Here is the latest round-up of some of the cases at Blackpool Magistrates Court.
David Heaps, 37, theft and breach of a conditional discharge
A thief could have put workers in danger when he stole fittings holding their scaffolding together.
David Heaps was caught at the top of the scaffold with a bucket containing clamps which held the framework in place at an address on Banks Street, North Shore.
Heaps, 37, of General Street, Blackpool, pleaded guilty to theft and breaching a conditional discharge for being drunk and disorderly.
He was sentenced to a 12 weeks curfew from 7pm to 6am and ordered to pay £85 victims’ surcharge.
Prosecutor, Pam Smith, said the owner of a scaffolding firm which had erected scaffolding at an address in Banks Street was told on July 11 at 5.45pm that a man appeared to be dismantling it.
The owner went to the site and saw Heaps on top of the scaffolding with a bucket containing about 40 clamp fittings valued at £80.
The owner told police he was very concerned because the scaffolding had been made unsafe and if the workers had gone to the site and not realised it had been tampered with it could have been dangerous for them.
Brett Chappell, defending, said his client suffered from schizophrenia, bi-polar disorder, anxiety and depression.
A person had taken advantage of Heaps vulnerability and said he would pay him to steal some scaffolding fittings.
At the time Heaps benefits had been suspended and he needed money for food and essentials.
Danny Howard, 39, drink-driving
A holidaymaker was twice over the alcohol limit when he drove the wrong way down a dual carriageway in Blackpool.
Danny Howard then became aggressive to the police officer who stopped him, calling him fat and threatening to “smash him”.
Howard, a 39-year-old carer, of Poole Crescent, Leeds, pleaded guilty to driving with excess alcohol.
He was sentenced to a 12 months community order with up to 20 days rehabilitation to be supervised by the probation service, ordered to do 60 hours unpaid work for the community, banned from the road for 40 months and ordered to pay £85 costs with £85 victims’ surcharge.
Prosecutor, Pam Smith, said police saw Howard driving a Peugeot van the wrong way down the dual carriageway in Kelso Avenue, Cleveleys, on July 7 at 9.50pm, before doing a u-turn.
When stopped he became aggressive and at first refused to take a roadside breath test.
At the station a breath test showed 70 microgrammes of alcohol - 35 is the limit.
He had a previous drink-driving conviction from 2011.
Steven Townley, defending, said Howard and his partner had come to the resort for a break.
They went to a pub and had some drinks while watching an England game during the World Cup.
One the way back to their hotel Howard mistakenly went the wrong way on the dual carriageway because he did not know the area.
In a report to the court, probation officer Gilliam O’Flaherty, told magistrates Howard said he had drunk about five pints and knew he should not drive, but decided to take a chance because he did not want to leave the car where it was and get a parking ticket.

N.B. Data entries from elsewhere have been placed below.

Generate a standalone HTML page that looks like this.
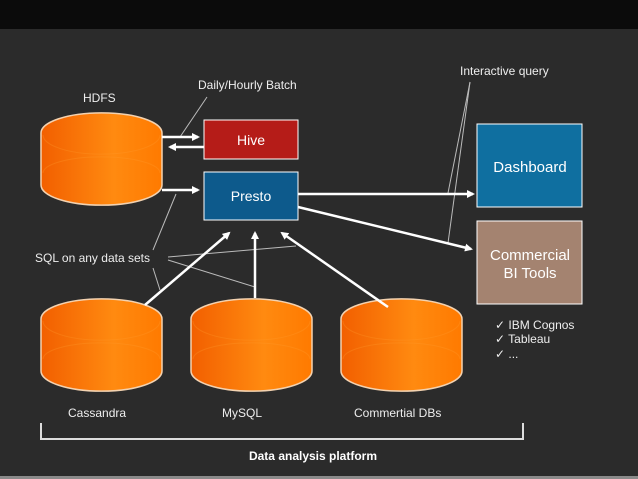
<!DOCTYPE html>
<html><head><meta charset="utf-8"><style>
body{margin:0;width:638px;height:479px;overflow:hidden;background:#2b2b2b;font-family:"Liberation Sans",sans-serif}
</style></head><body>
<svg width="638" height="479" viewBox="0 0 638 479" xmlns="http://www.w3.org/2000/svg" style="position:absolute;left:0;top:0">
<defs>
<linearGradient id="og" x1="0" y1="0" x2="1" y2="0">
<stop offset="0" stop-color="#f25f00"/><stop offset="0.6" stop-color="#ff8a10"/><stop offset="1" stop-color="#ff7a00"/>
</linearGradient>
<marker id="ah" markerWidth="8" markerHeight="8" refX="6" refY="4" orient="auto" markerUnits="userSpaceOnUse">
<path d="M0,0 L8,4 L0,8 Z" fill="#fff"/></marker>
<g id="cyl">
<path d="M0,20 A60,20 0 0 1 121,20 L121,72 A60,20 0 0 1 0,72 Z" fill="url(#og)" stroke="#f3d2b0" stroke-width="1.5"/>
<path d="M2,22 A58,19 0 0 0 119,22" fill="none" stroke="#ff9a30" stroke-width="1" opacity="0.3"/>
<path d="M2,60 A58,16 0 0 1 119,60" fill="none" stroke="#ff9a30" stroke-width="1" opacity="0.3"/>
</g>
</defs>
<rect x="0" y="0" width="638" height="29" fill="#0b0b0b"/>
<rect x="0" y="476" width="638" height="3" fill="#8a8a8a"/>
<use href="#cyl" x="41" y="113"/>
<use href="#cyl" x="41" y="299"/>
<use href="#cyl" x="191" y="299"/>
<use href="#cyl" x="341" y="299"/>
<g stroke="#bbb" stroke-width="1" fill="none">
<line x1="207" y1="97" x2="180" y2="137"/>
<line x1="176" y1="194" x2="153" y2="250"/>
<line x1="153" y1="268" x2="160" y2="290"/>
<line x1="168" y1="257" x2="296" y2="246"/>
<line x1="168" y1="260" x2="255" y2="287"/>
<line x1="470" y1="82" x2="448" y2="193"/>
<line x1="470" y1="82" x2="448" y2="243"/>
</g>
<g stroke="#fff" stroke-width="2.5" fill="none" marker-end="url(#ah)">
<line x1="162" y1="137" x2="198" y2="137"/>
<line x1="204" y1="147" x2="170" y2="147"/>
<line x1="162" y1="190" x2="198" y2="190"/>
<line x1="298" y1="194" x2="473" y2="194"/>
<line x1="298" y1="207" x2="471" y2="249"/>
<line x1="145" y1="305" x2="229" y2="233"/>
<line x1="255" y1="298" x2="255" y2="233"/>
<line x1="388" y1="307" x2="282" y2="233"/>
</g>
<rect x="204" y="120" width="94" height="39" fill="#b51c18" stroke="#fff" stroke-width="1"/>
<rect x="204" y="172" width="94" height="48" fill="#0d5a8c" stroke="#fff" stroke-width="1"/>
<rect x="477" y="124" width="105" height="83" fill="#0f6fa0" stroke="#fff" stroke-width="1"/>
<rect x="477" y="221" width="105" height="83" fill="#a48370" stroke="#fff" stroke-width="1"/>
<g fill="#fff" font-family="Liberation Sans, sans-serif" text-anchor="middle">
<text x="251" y="145" font-size="14">Hive</text>
<text x="251" y="201" font-size="14">Presto</text>
<text x="530" y="172" font-size="15">Dashboard</text>
<text x="530" y="260" font-size="15">Commercial</text>
<text x="530" y="278" font-size="15">BI Tools</text>
</g>
<g fill="#eee" font-family="Liberation Sans, sans-serif" font-size="12">
<text x="83" y="102">HDFS</text>
<text x="198" y="89">Daily/Hourly Batch</text>
<text x="460" y="75">Interactive query</text>
<text x="35" y="262">SQL on any data sets</text>
<text x="68" y="417">Cassandra</text>
<text x="222" y="417">MySQL</text>
<text x="354" y="417">Commertial DBs</text>
<text x="495" y="329">✓ IBM Cognos</text>
<text x="495" y="343">✓ Tableau</text>
<text x="495" y="358">✓ ...</text>
</g>
<path d="M41,423 L41,439 L523,439 L523,423" fill="none" stroke="#ddd" stroke-width="2"/>
<text x="313" y="460" fill="#fff" font-size="12" font-weight="bold" text-anchor="middle" font-family="Liberation Sans, sans-serif">Data analysis platform</text>
</svg>
</body></html>
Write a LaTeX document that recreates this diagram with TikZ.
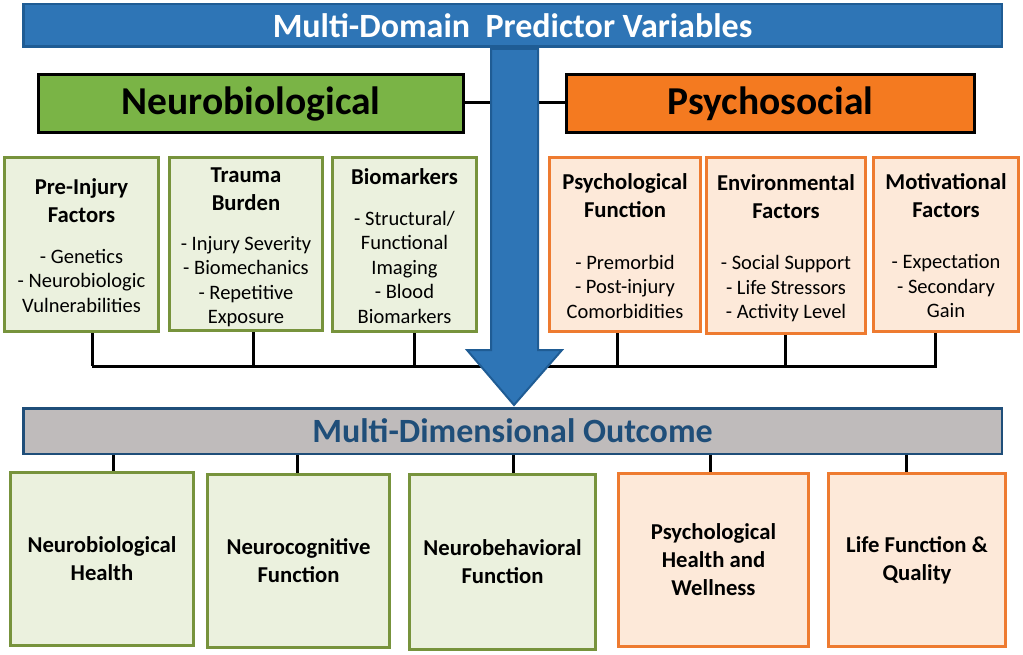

Connor McGrath, 21, going equipped for theft, possession cannabis and breach of a suspended prison sentence
A homeless man was arrested after foraging for abandoned scrap metal.
Connor McGrath, 21, of no fixed address, pleaded guilty to going equipped with tools for theft, possessing cannabis and breaching a suspended prison sentence.
He was sentenced to four months in prison and told to pay £115 victims’ surcharge.
Prosecutor, Pam Smith, said patrolling police saw McGrath and another man in the Knowle Avenue area on July 31 at 4am.
When officers tried to speak to them they ran and McGrath was later found hiding behind a garden gate.
He had bolt cutters, shears, a torch and cannabis on him.
Charmain Price, prosecuting for the probation service, said McGrath had previously been sentenced to eight weeks jail suspended for 12 months with 60 hours unpaid work for the community for an offence of going equipped for theft
McGrath then missed appointments to do payback work on June 20 and 27.
Steven Townley, defending, said when his client was put on the suspended prison sentence he believed the probation service would help him find accommodation but that did not happen.
McGrath had tried to make a living foraging for scrap metal. He had the tools for dismantling parts from unwanted items such as washing machines.